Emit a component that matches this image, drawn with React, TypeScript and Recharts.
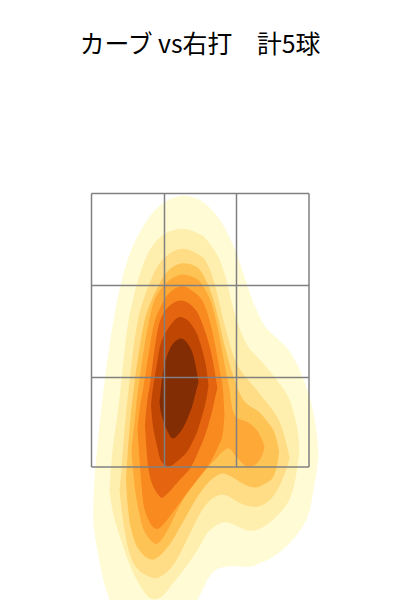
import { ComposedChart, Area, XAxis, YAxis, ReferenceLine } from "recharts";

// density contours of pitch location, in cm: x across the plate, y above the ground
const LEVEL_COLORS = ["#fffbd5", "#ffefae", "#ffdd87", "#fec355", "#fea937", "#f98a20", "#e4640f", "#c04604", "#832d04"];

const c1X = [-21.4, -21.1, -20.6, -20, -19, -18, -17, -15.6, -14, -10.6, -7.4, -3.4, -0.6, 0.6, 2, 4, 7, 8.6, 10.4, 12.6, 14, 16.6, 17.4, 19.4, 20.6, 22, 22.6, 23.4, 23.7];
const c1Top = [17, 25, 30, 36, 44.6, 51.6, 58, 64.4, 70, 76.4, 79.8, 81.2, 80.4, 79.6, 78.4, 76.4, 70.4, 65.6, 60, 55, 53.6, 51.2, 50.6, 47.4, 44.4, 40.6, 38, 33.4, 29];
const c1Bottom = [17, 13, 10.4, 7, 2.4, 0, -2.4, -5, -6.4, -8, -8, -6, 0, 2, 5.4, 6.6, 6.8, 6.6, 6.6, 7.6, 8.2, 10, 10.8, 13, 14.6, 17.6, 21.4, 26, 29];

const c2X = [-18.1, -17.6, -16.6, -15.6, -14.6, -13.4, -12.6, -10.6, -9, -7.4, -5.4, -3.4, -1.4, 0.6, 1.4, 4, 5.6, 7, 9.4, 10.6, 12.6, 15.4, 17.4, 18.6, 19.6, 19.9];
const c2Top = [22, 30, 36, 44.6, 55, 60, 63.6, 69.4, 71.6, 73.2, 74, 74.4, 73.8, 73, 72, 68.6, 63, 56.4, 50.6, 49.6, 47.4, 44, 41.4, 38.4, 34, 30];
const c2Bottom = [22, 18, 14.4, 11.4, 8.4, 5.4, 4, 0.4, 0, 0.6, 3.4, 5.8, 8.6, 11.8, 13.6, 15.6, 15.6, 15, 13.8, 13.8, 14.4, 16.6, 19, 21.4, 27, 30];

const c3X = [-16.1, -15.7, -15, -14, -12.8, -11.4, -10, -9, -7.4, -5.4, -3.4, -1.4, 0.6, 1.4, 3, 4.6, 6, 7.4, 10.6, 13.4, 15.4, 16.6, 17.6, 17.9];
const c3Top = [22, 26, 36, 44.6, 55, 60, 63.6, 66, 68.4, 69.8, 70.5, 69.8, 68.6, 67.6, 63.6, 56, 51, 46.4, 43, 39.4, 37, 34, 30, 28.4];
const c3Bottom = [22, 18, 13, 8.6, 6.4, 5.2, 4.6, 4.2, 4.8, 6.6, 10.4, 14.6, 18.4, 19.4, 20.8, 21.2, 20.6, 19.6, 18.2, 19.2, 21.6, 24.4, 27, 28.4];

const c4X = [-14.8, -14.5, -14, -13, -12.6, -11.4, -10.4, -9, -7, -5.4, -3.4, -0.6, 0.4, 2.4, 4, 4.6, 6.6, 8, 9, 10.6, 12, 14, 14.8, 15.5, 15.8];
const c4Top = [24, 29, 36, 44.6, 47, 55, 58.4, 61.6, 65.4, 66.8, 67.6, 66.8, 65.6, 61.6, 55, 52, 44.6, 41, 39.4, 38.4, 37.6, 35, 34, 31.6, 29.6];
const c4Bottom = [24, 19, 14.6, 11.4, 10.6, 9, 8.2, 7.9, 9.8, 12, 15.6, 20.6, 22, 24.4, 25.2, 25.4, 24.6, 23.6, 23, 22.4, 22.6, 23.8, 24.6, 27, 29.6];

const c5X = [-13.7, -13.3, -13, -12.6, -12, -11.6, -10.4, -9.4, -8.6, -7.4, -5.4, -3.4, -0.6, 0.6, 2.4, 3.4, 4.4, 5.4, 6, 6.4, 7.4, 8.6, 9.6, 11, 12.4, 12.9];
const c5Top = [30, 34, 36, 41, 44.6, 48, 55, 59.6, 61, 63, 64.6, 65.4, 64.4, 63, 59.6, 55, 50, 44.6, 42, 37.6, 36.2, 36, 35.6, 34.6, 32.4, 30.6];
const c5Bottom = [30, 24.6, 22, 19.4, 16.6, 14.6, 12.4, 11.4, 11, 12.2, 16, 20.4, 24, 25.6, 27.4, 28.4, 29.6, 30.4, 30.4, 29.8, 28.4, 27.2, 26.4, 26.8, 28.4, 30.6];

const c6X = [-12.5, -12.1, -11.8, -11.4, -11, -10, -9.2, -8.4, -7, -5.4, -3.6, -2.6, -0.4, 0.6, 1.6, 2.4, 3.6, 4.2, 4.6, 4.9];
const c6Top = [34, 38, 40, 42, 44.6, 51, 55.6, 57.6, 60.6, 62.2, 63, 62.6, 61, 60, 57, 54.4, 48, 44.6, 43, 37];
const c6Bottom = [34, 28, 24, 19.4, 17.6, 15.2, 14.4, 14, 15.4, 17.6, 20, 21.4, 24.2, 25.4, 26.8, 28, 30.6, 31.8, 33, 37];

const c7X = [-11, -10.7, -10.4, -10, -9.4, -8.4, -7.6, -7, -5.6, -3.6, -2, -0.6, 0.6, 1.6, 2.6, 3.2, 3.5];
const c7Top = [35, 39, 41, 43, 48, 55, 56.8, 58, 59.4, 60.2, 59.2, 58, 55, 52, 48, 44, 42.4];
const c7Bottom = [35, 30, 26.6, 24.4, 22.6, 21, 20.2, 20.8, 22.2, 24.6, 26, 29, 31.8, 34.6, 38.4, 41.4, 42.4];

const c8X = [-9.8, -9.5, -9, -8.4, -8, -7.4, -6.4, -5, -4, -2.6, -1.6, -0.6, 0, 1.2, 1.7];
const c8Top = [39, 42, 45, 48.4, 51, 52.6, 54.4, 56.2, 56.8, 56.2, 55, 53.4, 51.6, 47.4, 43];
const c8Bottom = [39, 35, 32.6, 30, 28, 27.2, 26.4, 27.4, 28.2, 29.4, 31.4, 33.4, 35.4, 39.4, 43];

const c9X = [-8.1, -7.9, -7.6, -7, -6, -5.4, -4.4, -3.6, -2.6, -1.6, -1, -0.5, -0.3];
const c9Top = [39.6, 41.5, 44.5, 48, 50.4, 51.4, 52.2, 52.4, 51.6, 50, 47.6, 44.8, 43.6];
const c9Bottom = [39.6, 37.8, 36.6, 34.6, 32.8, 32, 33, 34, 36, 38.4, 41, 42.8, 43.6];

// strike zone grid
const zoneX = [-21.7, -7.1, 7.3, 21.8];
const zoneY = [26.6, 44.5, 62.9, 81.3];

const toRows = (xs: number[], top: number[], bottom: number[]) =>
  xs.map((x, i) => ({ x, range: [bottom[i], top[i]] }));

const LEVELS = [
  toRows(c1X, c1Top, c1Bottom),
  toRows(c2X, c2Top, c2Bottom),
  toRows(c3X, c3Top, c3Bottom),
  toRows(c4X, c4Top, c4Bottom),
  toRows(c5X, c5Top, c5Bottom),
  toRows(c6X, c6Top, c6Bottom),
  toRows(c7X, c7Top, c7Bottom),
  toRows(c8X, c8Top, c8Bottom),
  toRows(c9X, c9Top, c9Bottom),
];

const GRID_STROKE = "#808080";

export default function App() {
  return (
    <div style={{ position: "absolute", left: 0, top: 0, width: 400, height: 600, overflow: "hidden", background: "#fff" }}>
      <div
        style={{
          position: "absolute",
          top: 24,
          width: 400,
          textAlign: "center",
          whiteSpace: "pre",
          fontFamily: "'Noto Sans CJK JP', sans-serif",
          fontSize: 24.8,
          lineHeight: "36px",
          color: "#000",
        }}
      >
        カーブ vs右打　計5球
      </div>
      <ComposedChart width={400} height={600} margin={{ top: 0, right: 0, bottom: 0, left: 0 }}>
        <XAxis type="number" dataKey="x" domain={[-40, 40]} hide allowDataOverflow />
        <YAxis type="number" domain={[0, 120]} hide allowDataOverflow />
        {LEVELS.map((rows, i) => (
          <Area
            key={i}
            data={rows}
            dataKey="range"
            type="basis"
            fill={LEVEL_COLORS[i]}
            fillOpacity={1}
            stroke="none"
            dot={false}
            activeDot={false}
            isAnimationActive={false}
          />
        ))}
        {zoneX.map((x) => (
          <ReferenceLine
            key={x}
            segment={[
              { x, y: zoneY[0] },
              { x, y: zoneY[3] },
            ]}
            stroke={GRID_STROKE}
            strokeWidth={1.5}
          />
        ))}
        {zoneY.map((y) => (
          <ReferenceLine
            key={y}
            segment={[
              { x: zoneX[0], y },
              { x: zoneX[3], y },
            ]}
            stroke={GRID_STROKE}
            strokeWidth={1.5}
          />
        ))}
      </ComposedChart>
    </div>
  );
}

INSTRUCTIONS TO FOLLOW: Every line from the top of the material above through the line with "21.4, 26, 29];" should be duplicated exactly, please; leave out the pictures.

OUTPUT FOR THIS EXERCISE:
Emit a component that matches this image, drawn with React, TypeScript and Recharts.
import { ComposedChart, Area, XAxis, YAxis, ReferenceLine } from "recharts";

// density contours of pitch location, in cm: x across the plate, y above the ground
const LEVEL_COLORS = ["#fffbd5", "#ffefae", "#ffdd87", "#fec355", "#fea937", "#f98a20", "#e4640f", "#c04604", "#832d04"];

const c1X = [-21.4, -21.1, -20.6, -20, -19, -18, -17, -15.6, -14, -10.6, -7.4, -3.4, -0.6, 0.6, 2, 4, 7, 8.6, 10.4, 12.6, 14, 16.6, 17.4, 19.4, 20.6, 22, 22.6, 23.4, 23.7];
const c1Top = [17, 25, 30, 36, 44.6, 51.6, 58, 64.4, 70, 76.4, 79.8, 81.2, 80.4, 79.6, 78.4, 76.4, 70.4, 65.6, 60, 55, 53.6, 51.2, 50.6, 47.4, 44.4, 40.6, 38, 33.4, 29];
const c1Bottom = [17, 13, 10.4, 7, 2.4, 0, -2.4, -5, -6.4, -8, -8, -6, 0, 2, 5.4, 6.6, 6.8, 6.6, 6.6, 7.6, 8.2, 10, 10.8, 13, 14.6, 17.6, 21.4, 26, 29];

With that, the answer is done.